One of the first words that comes to my mind when I think of Peter Webster is imagination. Through his long and productive career, he has challenged us to think more expansively and imaginatively about our work–the ways we teach, how we learn, what we do, and how we do it. His talk last week at the University of Miami Frost School of Music, as part of the Stamps Family Distinguished Visitor Series, was no exception. In his talk he took seven big ideas and teased out what they suggest for the new directions we go in music education, from preschool to college. Those of you thinking about new directions in music education will probably be able to see where your work fits within this conceptual framework.
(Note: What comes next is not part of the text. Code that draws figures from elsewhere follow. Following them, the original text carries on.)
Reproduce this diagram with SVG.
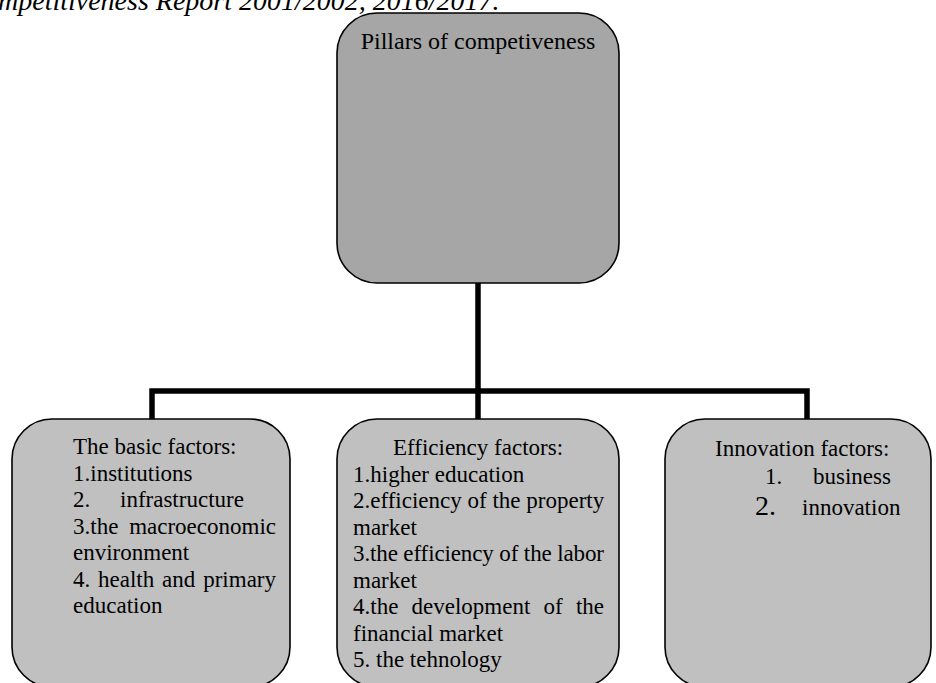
<svg xmlns="http://www.w3.org/2000/svg" width="936" height="683" viewBox="0 0 936 683">
<style>
.t{font-family:"Liberation Serif","Times New Roman",serif;font-size:23px;fill:#000}
.cap{font-family:"Liberation Serif","Times New Roman",serif;font-size:28px;font-style:italic;fill:#000}
.top{fill:#a6a6a6;stroke:#000;stroke-width:1.6}
.box{fill:#c0c0c0;stroke:#000;stroke-width:1.6}
.con{fill:none;stroke:#000;stroke-width:5.5;stroke-linejoin:miter}
</style>
<rect width="936" height="683" fill="#fff"/>
<text class="cap" x="-2" y="9.5">mpetitiveness Report 2001/2002, 2016/2017.</text>
<g id="connectors">
<path class="con" d="M478,283 V419"/>
<path class="con" d="M152,419 V391 H807 V419"/>
</g>
<g id="pillars">
<rect class="top" x="337" y="13" width="282" height="270" rx="40" ry="40"/>
<text class="t" x="478" y="49" text-anchor="middle" style="font-size:24px">Pillars of competiveness</text>
</g>
<g id="basic">
<rect class="box" x="12" y="419" width="278" height="268" rx="40" ry="40"/>
<text class="t" x="73" y="454">The basic factors:</text>
<text class="t" x="73" y="480.5">1.institutions</text>
<text class="t" y="507"><tspan x="73">2.</tspan><tspan x="120">infrastructure</tspan></text>
<text class="t" y="533.5"><tspan x="73">3.the</tspan><tspan x="276" text-anchor="end">macroeconomic</tspan></text>
<text class="t" x="73" y="560">environment</text>
<text class="t" y="586.5"><tspan x="73">4.</tspan><tspan x="98">health</tspan><tspan x="162">and</tspan><tspan x="276" text-anchor="end">primary</tspan></text>
<text class="t" x="73" y="613">education</text>
</g>
<g id="efficiency">
<rect class="box" x="337" y="419" width="282" height="268" rx="40" ry="40"/>
<text class="t" x="478" y="455" text-anchor="middle">Efficiency factors:</text>
<text class="t" x="353" y="481.5">1.higher education</text>
<text class="t" x="353" y="508">2.efficiency of the property</text>
<text class="t" x="353" y="534.5">market</text>
<text class="t" x="353" y="561" textLength="251" lengthAdjust="spacing">3.the efficiency of the labor</text>
<text class="t" x="353" y="587.5">market</text>
<text class="t" y="614"><tspan x="353">4.the</tspan><tspan x="411.5">development</tspan><tspan x="543.5">of</tspan><tspan x="604" text-anchor="end">the</tspan></text>
<text class="t" x="353" y="640.5">financial market</text>
<text class="t" x="353" y="667">5. the tehnology</text>
</g>
<g id="innovation">
<rect class="box" x="665" y="419" width="266" height="268" rx="40" ry="40"/>
<text class="t" x="715" y="456">Innovation factors:</text>
<text class="t" y="484"><tspan x="765">1.</tspan><tspan x="813">business</tspan></text>
<text class="t" y="515"><tspan x="755" style="font-size:28px">2.</tspan><tspan x="802">innovation</tspan></text>
</g>
</svg>
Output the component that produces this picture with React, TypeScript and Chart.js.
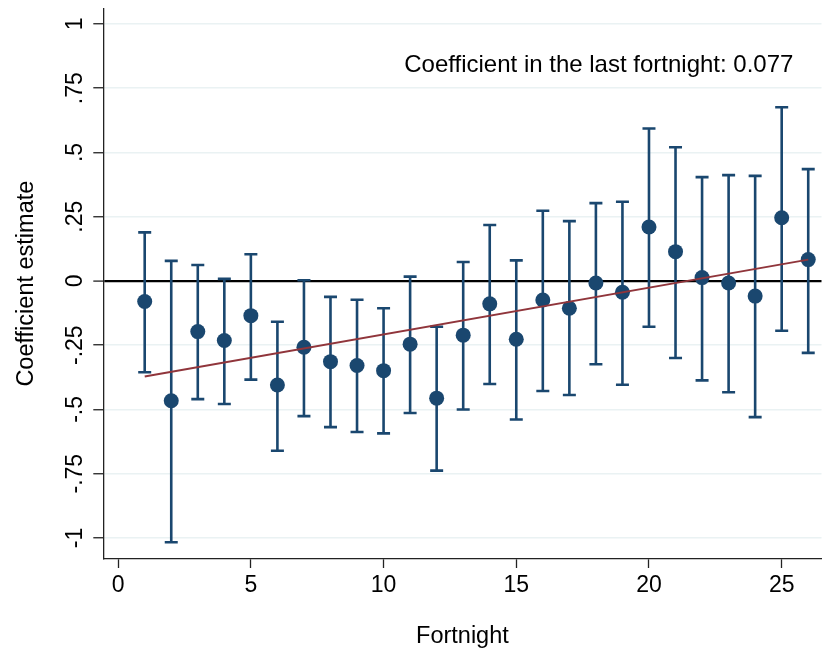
import React, { useEffect, useRef } from "react";
import { Chart, registerables } from "chart.js";

Chart.register(...registerables);

const FONT = '"Liberation Sans", Arial, Helvetica, sans-serif';

const fortnights = [1, 2, 3, 4, 5, 6, 7, 8, 9, 10, 11, 12, 13, 14, 15, 16, 17, 18, 19, 20, 21, 22, 23, 24, 25, 26];
const coefficients = [-0.080, -0.466, -0.197, -0.232, -0.135, -0.405, -0.258, -0.314, -0.329, -0.349, -0.246, -0.456, -0.211, -0.089, -0.227, -0.074, -0.106, -0.008, -0.044, 0.210, 0.114, 0.013, -0.008, -0.059, 0.246, 0.083];
const ciHigh = [0.189, 0.078, 0.062, 0.008, 0.104, -0.159, 0.003, -0.062, -0.073, -0.106, 0.017, -0.178, 0.074, 0.218, 0.080, 0.273, 0.233, 0.303, 0.308, 0.593, 0.520, 0.404, 0.412, 0.409, 0.676, 0.435];
const ciLow = [-0.355, -1.017, -0.460, -0.479, -0.384, -0.661, -0.526, -0.569, -0.588, -0.593, -0.514, -0.738, -0.500, -0.401, -0.539, -0.428, -0.444, -0.324, -0.404, -0.178, -0.300, -0.387, -0.433, -0.530, -0.194, -0.280];

const trendX = [1, 26];
const trendY = [-0.372, 0.083];

const xTicks = [0, 5, 10, 15, 20, 25];
const yTicks = [1, 0.75, 0.5, 0.25, 0, -0.25, -0.5, -0.75, -1];
const yTickLabels = ["1", ".75", ".5", ".25", "0", "-.25", "-.5", "-.75", "-1"];

const annotationText = "Coefficient in the last fortnight: 0.077";

const NAVY = "#1a476f";
const MAROON = "#90353b";

export default function App() {
  const ref = useRef<HTMLCanvasElement>(null);

  useEffect(() => {
    document.body.style.margin = "0";
    const canvas = ref.current;
    if (!canvas) return;

    const errorBars = {
      id: "errorBars",
      beforeDatasetsDraw(chart: any) {
        const { ctx } = chart;
        const xs = chart.scales.x;
        const ys = chart.scales.y;
        ctx.save();
        ctx.strokeStyle = NAVY;
        ctx.lineWidth = 2.6;
        ctx.lineCap = "butt";
        const half = 6.5;
        fortnights.forEach((f, i) => {
          const px = xs.getPixelForValue(f);
          const pHi = ys.getPixelForValue(ciHigh[i]);
          const pLo = ys.getPixelForValue(ciLow[i]);
          ctx.beginPath();
          ctx.moveTo(px, pHi);
          ctx.lineTo(px, pLo);
          ctx.moveTo(px - half, pHi);
          ctx.lineTo(px + half, pHi);
          ctx.moveTo(px - half, pLo);
          ctx.lineTo(px + half, pLo);
          ctx.stroke();
        });
        ctx.restore();
      },
    };

    const textLayer = {
      id: "textLayer",
      afterDraw(chart: any) {
        const { ctx } = chart;
        const xs = chart.scales.x;
        const ys = chart.scales.y;
        ctx.save();
        ctx.fillStyle = "#000";
        ctx.font = `23px ${FONT}`;
        yTicks.forEach((v, i) => {
          const py = ys.getPixelForValue(v);
          ctx.save();
          ctx.translate(ys.right - 21, py);
          ctx.rotate(-Math.PI / 2);
          ctx.textAlign = "center";
          ctx.textBaseline = "alphabetic";
          ctx.fillText(yTickLabels[i], 0, 0);
          ctx.restore();
        });
        ctx.font = `24px ${FONT}`;
        ctx.textAlign = "left";
        ctx.textBaseline = "alphabetic";
        ctx.fillText(annotationText, xs.getPixelForValue(10.78), ys.getPixelForValue(0.813));
        ctx.restore();
      },
    };

    const chart = new Chart(canvas, {
      type: "scatter",
      data: {
        datasets: [
          {
            type: "line",
            data: trendX.map((x, i) => ({ x, y: trendY[i] })),
            borderColor: MAROON,
            borderWidth: 2,
            pointRadius: 0,
            fill: false,
            order: 0,
          },
          {
            type: "scatter",
            data: fortnights.map((x, i) => ({ x, y: coefficients[i] })),
            backgroundColor: NAVY,
            borderColor: NAVY,
            borderWidth: 0,
            pointRadius: 7.5,
            order: 1,
          },
        ] as any,
      },
      options: {
        responsive: false,
        animation: false,
        layout: { padding: { top: 8.3, right: 0, bottom: 0, left: 0 } },
        plugins: { legend: { display: false }, tooltip: { enabled: false } },
        scales: {
          x: {
            type: "linear",
            min: -0.56,
            max: 26.5,
            afterBuildTicks: (s: any) => {
              s.ticks = xTicks.map((v) => ({ value: v }));
            },
            afterFit: (s: any) => {
              s.height = 96;
            },
            grid: {
              display: true,
              drawOnChartArea: false,
              drawTicks: true,
              tickLength: 9,
              tickColor: "#222",
              tickWidth: 1.3,
            },
            border: { display: true, color: "#222", width: 1.3 },
            ticks: {
              color: "#000",
              font: { family: FONT, size: 23 },
              padding: 4,
              maxRotation: 0,
              autoSkip: false,
              callback: (v: any) => String(v),
            },
            title: {
              display: true,
              text: "Fortnight",
              color: "#000",
              font: { family: FONT, size: 23.5 },
              padding: { top: 0, bottom: 4 },
            },
          },
          y: {
            type: "linear",
            min: -1.082,
            max: 1.061,
            afterBuildTicks: (s: any) => {
              s.ticks = yTicks.map((v) => ({ value: v }));
            },
            afterFit: (s: any) => {
              s.width = 103.3;
            },
            grid: {
              color: (c: any) => (c.tick && c.tick.value === 0 ? "#000" : "#eaf2f3"),
              lineWidth: (c: any) => (c.tick && c.tick.value === 0 ? 2.2 : 1.5),
              tickLength: 10,
              tickColor: "#222",
              tickWidth: 1.3,
            },
            border: { display: true, color: "#222", width: 1.3 },
            ticks: { display: false },
            title: {
              display: true,
              text: "Coefficient estimate",
              color: "#000",
              font: { family: FONT, size: 23.5 },
              padding: { top: 12, bottom: 0 },
            },
          },
        },
      } as any,
      plugins: [errorBars, textLayer],
    });

    return () => chart.destroy();
  }, []);

  return (
    <div
      style={{
        position: "fixed",
        left: 0,
        top: 0,
        width: 823,
        height: 655,
        overflow: "hidden",
        background: "#fff",
      }}
    >
      <canvas ref={ref} width={829} height={655} style={{ display: "block" }} />
    </div>
  );
}
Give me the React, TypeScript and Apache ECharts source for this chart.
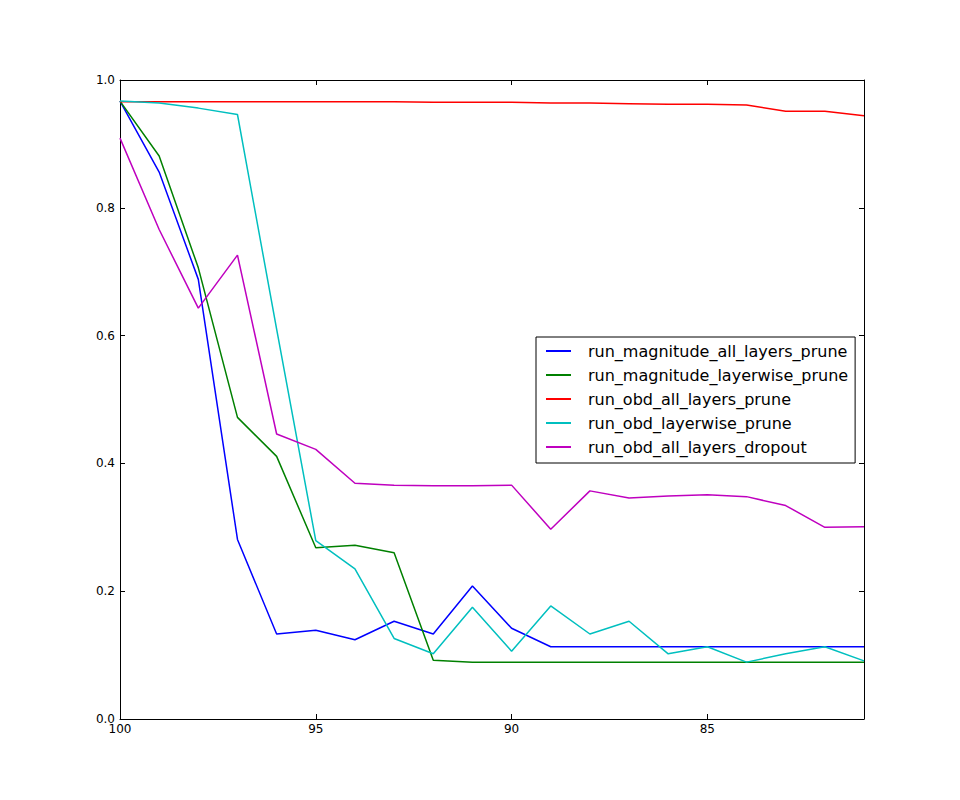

The seven ideas are: (1) adaptive constructivism, (2) creative thinking, (3) interdisciplinary thinking, (4) embedded balanced assessment, (5) who we teach, (6) what kind of music, and (7) learning in new venues. PW has made his key note presentation available to those who would like to see it: http://peterrwebster.com/Present/stamps/StampsPWTalk.pdf
This quote from J.K. Rowlings’ commencement address at Harvard succinctly captures an essence of imagination that speaks to its importance and power:
Imagination is not only the uniquely human capacity to envision that which is not, and, therefore, the foundation of all invention and innovation. In its arguably most transformative and revelatory capacity, it is the power that enables us to empathize with humans whose experiences we have never shared.